_WRITTEN REQUEST:_
Below is a block of records. Copy every line in it that contains the word "this".

_RECORDS SUPPLIED:_
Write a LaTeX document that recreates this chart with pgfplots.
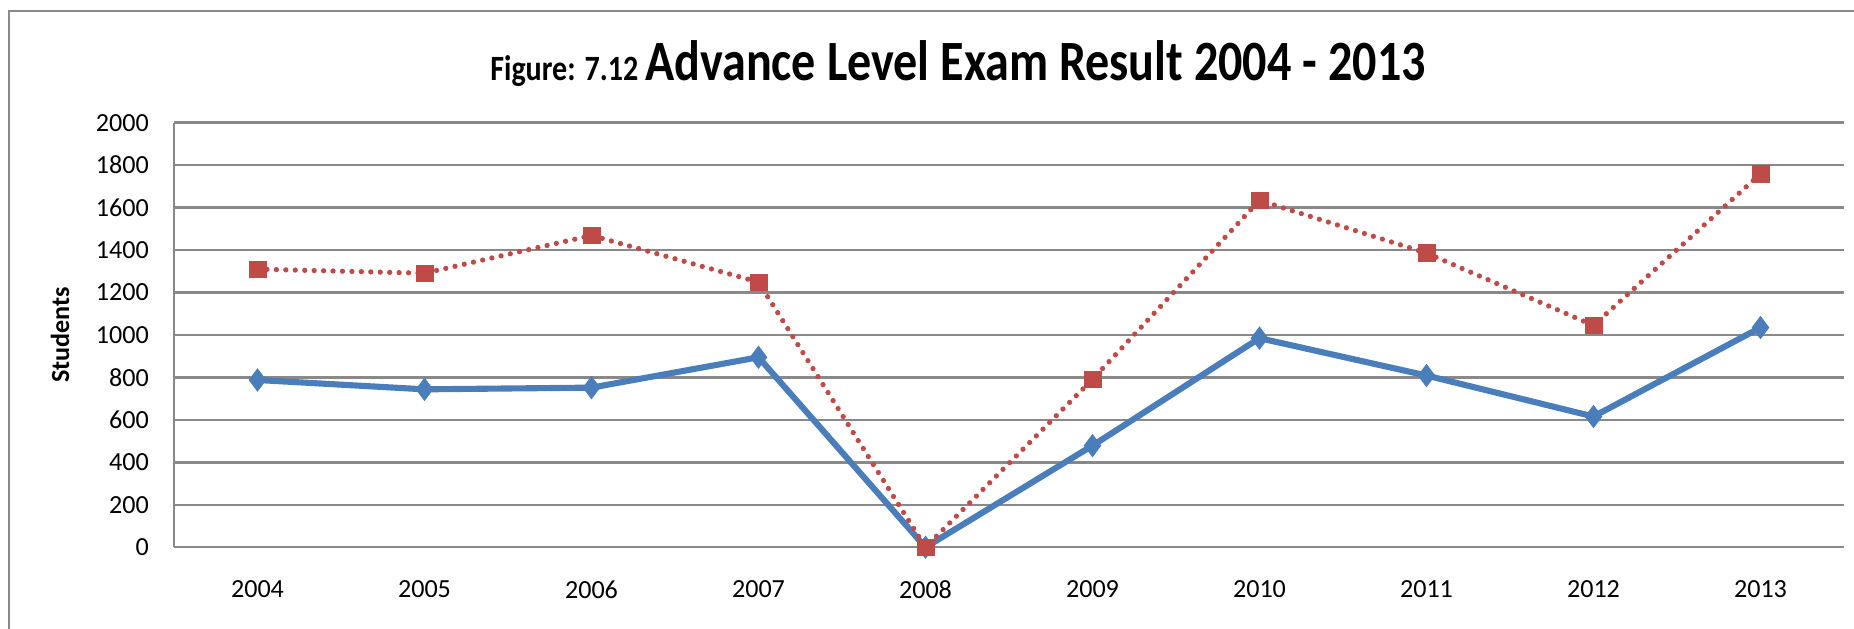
\documentclass[border=0pt]{standalone}
\usepackage{pgfplots}
\pgfplotsset{compat=1.18}
\usepackage{fontspec}
\setmainfont{Carlito}
\definecolor{blueline}{HTML}{4A7EBB}
\definecolor{redline}{HTML}{BE4B48}
\definecolor{gridgray}{HTML}{898989}
\begin{document}
\begin{tikzpicture}
\useasboundingbox (0,0) rectangle (667.44pt,226.44pt);
% outer chart frame (cut at right and bottom)
\draw[gridgray, line width=0.8pt] (3.24pt,-2pt) -- (3.24pt,222.48pt) -- (670pt,222.48pt);
\node[anchor=base, inner sep=0pt] at (344.9pt,197.6pt)
  {\scalebox{0.845}[1]{\bfseries{\fontsize{12.8}{15}\selectfont Figure: 7.12 }{\fontsize{20.5}{24}\selectfont Advance Level Exam Result 2004 - 2013}}};
\begin{axis}[
  at={(62.64pt,29.41pt)}, anchor=south west,
  scale only axis, width=601.2pt, height=152.86pt,
  xmin=-0.5, xmax=9.5, ymin=0, ymax=2000,
  xtick={0,...,9},
  xticklabels={2004,2005,2006,2007,2008,2009,2010,2011,2012,2013},
  ytick={0,200,...,2000},
  axis x line=bottom, axis y line=left,
  axis line style={-, gridgray, line width=0.85pt},
  major tick length=0pt,
  ymajorgrids, grid style={gridgray, line width=0.85pt},
  tick label style={font=\fontsize{9.4}{11}\selectfont},
  /pgf/number format/assume math mode=true,
  /pgf/number format/1000 sep={},
  yticklabel style={xshift=-5.5pt},
  xticklabel style={yshift=-8.5pt},
  ylabel={Students},
  every axis y label/.style={at={(axis description cs:-0.0682,0.5)}, rotate=90, anchor=center,
    font=\bfseries\fontsize{9.4}{11}\selectfont},
]
\addplot[blueline, line width=2.2pt, mark=diamond*, mark size=3.9pt,
  mark options={fill=blueline, draw=blueline, line width=0.4pt}]
  coordinates {(0,788) (1,744) (2,752) (3,895) (4,0) (5,479) (6,985) (7,809) (8,616) (9,1035)};
\addplot[redline, line width=1.9pt, line cap=round, dash pattern=on 0pt off 3.4pt,
  mark=square*, mark size=3.0pt,
  mark options={solid, fill=redline, draw=redline, line width=0.2pt}]
  coordinates {(0,1310) (1,1291) (2,1469) (3,1249) (4,0) (5,791) (6,1634) (7,1386) (8,1045) (9,1759)};
\end{axis}
\end{tikzpicture}
\end{document}
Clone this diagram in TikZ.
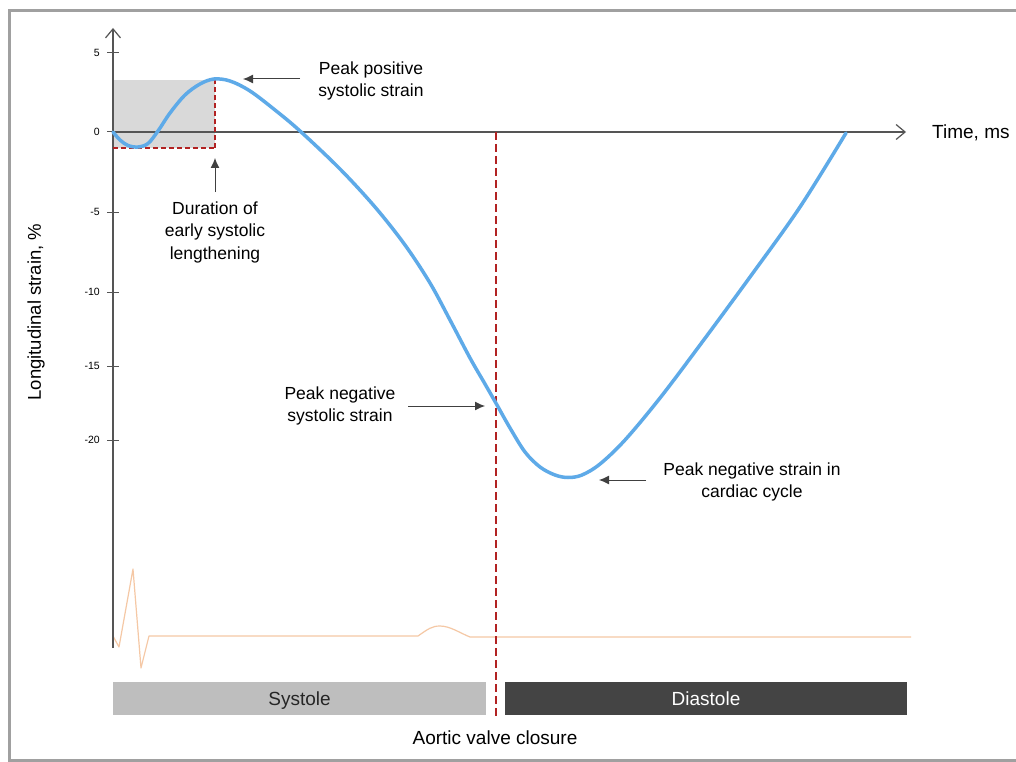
\documentclass[tikz,border=0pt]{standalone}
\usepackage{fontspec}
\setmainfont{Liberation Sans}
\usetikzlibrary{arrows.meta}
\definecolor{strainblue}{RGB}{94,170,232}
\definecolor{avcred}{RGB}{178,34,34}
\definecolor{ecgorange}{RGB}{245,200,165}
\definecolor{framegray}{RGB}{160,160,160}
\definecolor{axisgray}{RGB}{85,85,85}
\definecolor{sysgray}{RGB}{190,190,190}
\definecolor{diagray}{RGB}{68,68,68}
\definecolor{shadegray}{RGB}{217,217,217}
\begin{document}
\begin{tikzpicture}[x=1pt,y=-1pt,
  axisline/.style={draw=axisgray,line width=1.3pt,-{Straight Barb[length=9pt,width=15pt,line width=1.2pt]}},
  tickmark/.style={draw=axisgray,line width=1pt},
  ticklabel/.style={anchor=east,font=\fontsize{10.5}{12}\selectfont,inner sep=0pt},
  lbl/.style={align=center,font=\fontsize{17.5}{22.5}\selectfont,inner sep=0pt},
  pointer/.style={draw=black!75,line width=1pt,-{Latex[length=10pt,width=9pt]}},
  avcline/.style={draw=avcred,line width=1.6pt,dash pattern=on 8pt off 4pt},
  boxdash/.style={draw=avcred,line width=1.6pt,dash pattern=on 5pt off 3pt},
  phasebar/.style={inner sep=0pt,minimum height=33pt,text depth=0pt,font=\fontsize{19}{22}\selectfont}
]
\useasboundingbox (0,0) rectangle (1016,762);
\clip (0,0) rectangle (1016,762);
\fill[white] (0,0) rectangle (1016,762);
% frame
\draw[framegray,line width=3pt] (9.5,10.8) rectangle (1040,760.5);

% shaded early lengthening area
\fill[shadegray] (113,80) rectangle (215,148);

% ECG trace
\draw[ecgorange,line width=1.2pt,line join=round]
  (113,636) -- (119,647) -- (133,569) -- (141,668) -- (149,636) -- (418,636)
  .. controls (428,629) and (432,626) .. (440,626)
  .. controls (450,626) and (460,633) .. (470,637) -- (911,637);

% axes
\coordinate (origin) at (113,132);
\coordinate (ybottom) at (113,648);
\coordinate (ytop) at (113,28);
\coordinate (xend) at (906,132);
\draw[axisline] (ybottom) -- (ytop);
\draw[axisline] (origin) -- (xend);

% ticks
\foreach \v/\yy in {5/53,0/132,-5/212,-10/292,-15/366,-20/440}{
  \draw[tickmark] (107,\yy) -- (119,\yy);
  \node[ticklabel] (tick\v) at (100,\yy) {\v};
}

% dashed markers
\coordinate (peakpos) at (215,79);
\coordinate (boxcorner) at (215,148);
\coordinate (boxleft) at (113,148);
\draw[boxdash] (peakpos) -- (boxcorner);
\draw[boxdash] (boxleft) -- (boxcorner);
\coordinate (avctop) at (496,132);
\coordinate (avcbottom) at (496,716);
\draw[avcline] (avctop) -- (avcbottom);

% strain curve
\draw[strainblue,line width=3.5pt,line cap=round,line join=round]
  plot[smooth,tension=0.55] coordinates {
  (113,132) (120,140) (128,145.5) (138,147) (148,143.5) (158,131) (170,113)
  (185,95) (200,84) (214,79) (230,81) (250,91) (275,110) (300,131)
  (340,169) (375,207) (405,245) (430,283) (450,320) (470,358) (485,384)
  (497,405) (510,428) (525,452) (540,467) (555,475) (568,477.5) (582,475)
  (600,464) (625,440) (660,398) (700,345) (750,277) (800,207) (846,133)};

% phase bars
\node[phasebar,fill=sysgray,minimum width=373pt,text=black!85] (systole) at (299.5,698.5) {Systole};
\node[phasebar,fill=diagray,minimum width=402pt,text=white] (diastole) at (706,698.5) {Diastole};

% labels
\node[lbl] (pps) at (371,81) {Peak positive\\systolic strain};
\coordinate (ppstail) at (300,79);
\coordinate (ppstip) at (243,79);
\draw[pointer] (ppstail) -- (ppstip);

\node[lbl] (esl) at (215,232) {Duration of\\early systolic\\lengthening};
\coordinate (esltail) at (215,192);
\coordinate (esltip) at (215,158);
\draw[pointer] (esltail) -- (esltip);

\node[lbl] (pns) at (340,406) {Peak negative\\systolic strain};
\coordinate (pnstail) at (408,406);
\coordinate (pnstip) at (485,406);
\draw[pointer] (pnstail) -- (pnstip);

\node[lbl] (pnc) at (752,482) {Peak negative strain in\\cardiac cycle};
\coordinate (pnctail) at (646,480);
\coordinate (pnctip) at (599,480);
\draw[pointer] (pnctail) -- (pnctip);

\node[anchor=west,inner sep=0pt,font=\fontsize{19}{22}\selectfont] (time) at (932,133) {Time, ms};
\node[rotate=90,inner sep=0pt,font=\fontsize{18.5}{22}\selectfont] (ylab) at (36,312) {Longitudinal strain, \%};
\node[inner sep=0pt,font=\fontsize{19}{22}\selectfont] (avclab) at (495,738) {Aortic valve closure};
\end{tikzpicture}
\end{document}
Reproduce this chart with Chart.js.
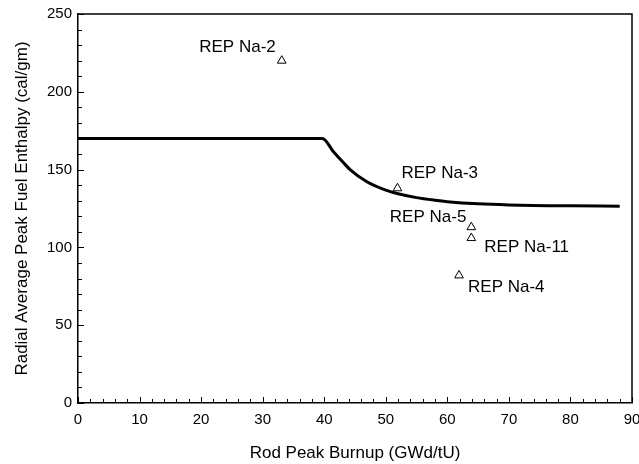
<!DOCTYPE html>
<html>
<head>
<meta charset="utf-8">
<script src="https://cdn.jsdelivr.net/npm/chart.js@4"></script>
<style>
  body { margin: 0; background: #fff; }
  #wrap { width: 639px; height: 464px; }
</style>
</head>
<body>
<div id="wrap"><canvas id="enthalpyChart"></canvas></div>
<script>
// Limit curve (burnup vs enthalpy)
let curveBurnup = [0, 10, 20, 30, 39.7, 41.5, 43, 44.2, 47, 50, 52, 55, 58, 60, 65, 70, 80, 88];
let curveEnthalpy = [170, 170, 170, 170, 170, 161.5, 155, 150, 142, 136.8, 134.5, 132, 130.3, 129.4, 128, 127.3, 126.7, 126.5];

// REP Na test points
let testNames = ['REP Na-2', 'REP Na-3', 'REP Na-5', 'REP Na-11', 'REP Na-4'];
let testBurnup = [33.1, 51.9, 63.9, 63.9, 61.9];
let testEnthalpy = [220, 138, 113, 106, 82];

// label placement relative to the marker, in pixels
let labelOffsets = [
    { dx: -6, dy: -13, align: 'right' },
    { dx: 4, dy: -15, align: 'left' },
    { dx: -5, dy: -10, align: 'right' },
    { dx: 13, dy: 9, align: 'left' },
    { dx: 9, dy: 12, align: 'left' }
];

let xTicks = [0, 10, 20, 30, 40, 50, 60, 70, 80, 90];
let yTicks = [0, 50, 100, 150, 200, 250];

const FONT = '"Liberation Sans", Arial, sans-serif';

// Inward tick marks, closed frame and the text next to each test point
const decorations = {
    id: 'decorations',
    afterDraw(chart) {
        const ctx = chart.ctx;
        const xs = chart.scales.x, ys = chart.scales.y;
        const area = chart.chartArea;
        ctx.save();
        ctx.strokeStyle = '#000';
        ctx.lineWidth = 1.5;
        ctx.beginPath();
        ctx.moveTo(area.left, area.top);
        ctx.lineTo(area.right, area.top);
        ctx.lineTo(area.right, area.bottom);
        ctx.stroke();

        ctx.lineWidth = 1;
        ctx.beginPath();
        for (let v = 0; v <= 90; v += 2) {
            const px = Math.round(xs.getPixelForValue(v)) + 0.5;
            const len = v % 10 === 0 ? 6 : 4;
            ctx.moveTo(px, area.bottom);
            ctx.lineTo(px, area.bottom - len);
        }
        for (let v = 0; v <= 250; v += 10) {
            const py = Math.round(ys.getPixelForValue(v)) + 0.5;
            const len = v % 50 === 0 ? 6 : 4;
            ctx.moveTo(area.left, py);
            ctx.lineTo(area.left + len, py);
        }
        ctx.stroke();

        ctx.fillStyle = '#000';
        ctx.font = '17px ' + FONT;
        ctx.textBaseline = 'middle';
        testNames.forEach((name, i) => {
            const px = xs.getPixelForValue(testBurnup[i]);
            const py = ys.getPixelForValue(testEnthalpy[i]);
            const o = labelOffsets[i];
            ctx.textAlign = o.align;
            ctx.fillText(name, px + o.dx, py + o.dy);
        });
        ctx.restore();
    }
};

let ctx = document.getElementById('enthalpyChart').getContext('2d');
let enthalpyChart = new Chart(ctx, {
    type: 'scatter',
    data: {
        datasets: [
            {
                label: 'Limit',
                data: curveBurnup.map((x, i) => ({ x: x, y: curveEnthalpy[i] })),
                showLine: true,
                borderColor: '#000',
                borderWidth: 3,
                pointRadius: 0,
                cubicInterpolationMode: 'monotone',
                fill: false
            },
            {
                label: 'REP Na',
                data: testBurnup.map((x, i) => ({ x: x, y: testEnthalpy[i] })),
                pointStyle: 'triangle',
                pointRadius: 5,
                borderColor: '#000',
                borderWidth: 1,
                backgroundColor: '#fff'
            }
        ]
    },
    plugins: [decorations],
    options: {
        responsive: true,
        maintainAspectRatio: false,
        animation: false,
        layout: { padding: { top: 14, right: 7, left: 0, bottom: 0 } },
        plugins: {
            legend: { display: false },
            tooltip: { enabled: false }
        },
        scales: {
            x: {
                type: 'linear',
                min: 0,
                max: 90,
                afterBuildTicks: axis => { axis.ticks = xTicks.map(v => ({ value: v })); },
                afterFit: axis => { axis.height = 61; axis.paddingRight = 0; axis.paddingLeft = 0; },
                grid: { display: false, drawTicks: false },
                border: { display: true, color: '#000', width: 1.5 },
                ticks: { color: '#000', font: { family: FONT, size: 15 }, padding: 8, maxRotation: 0 },
                title: {
                    display: true,
                    text: 'Rod Peak Burnup (GWd/tU)',
                    color: '#000',
                    font: { family: FONT, size: 17 },
                    padding: { top: 12, bottom: 0 }
                }
            },
            y: {
                type: 'linear',
                min: 0,
                max: 250,
                afterBuildTicks: axis => { axis.ticks = yTicks.map(v => ({ value: v })); },
                afterFit: axis => { axis.width = 78; axis.paddingTop = 0; axis.paddingBottom = 0; },
                grid: { display: false, drawTicks: false },
                border: { display: true, color: '#000', width: 1.5 },
                ticks: { color: '#000', font: { family: FONT, size: 15 }, padding: 6 },
                title: {
                    display: true,
                    text: 'Radial Average Peak Fuel Enthalpy (cal/gm)',
                    color: '#000',
                    font: { family: FONT, size: 17 },
                    padding: { top: 12, bottom: 4 }
                }
            }
        }
    }
});
</script>
</body>
</html>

_OUTPUT OF THE TASK:_
Write a LaTeX document that recreates this chart with pgfplots.
Clone this diagram in TikZ.
Reproduce this chart with Chart.js.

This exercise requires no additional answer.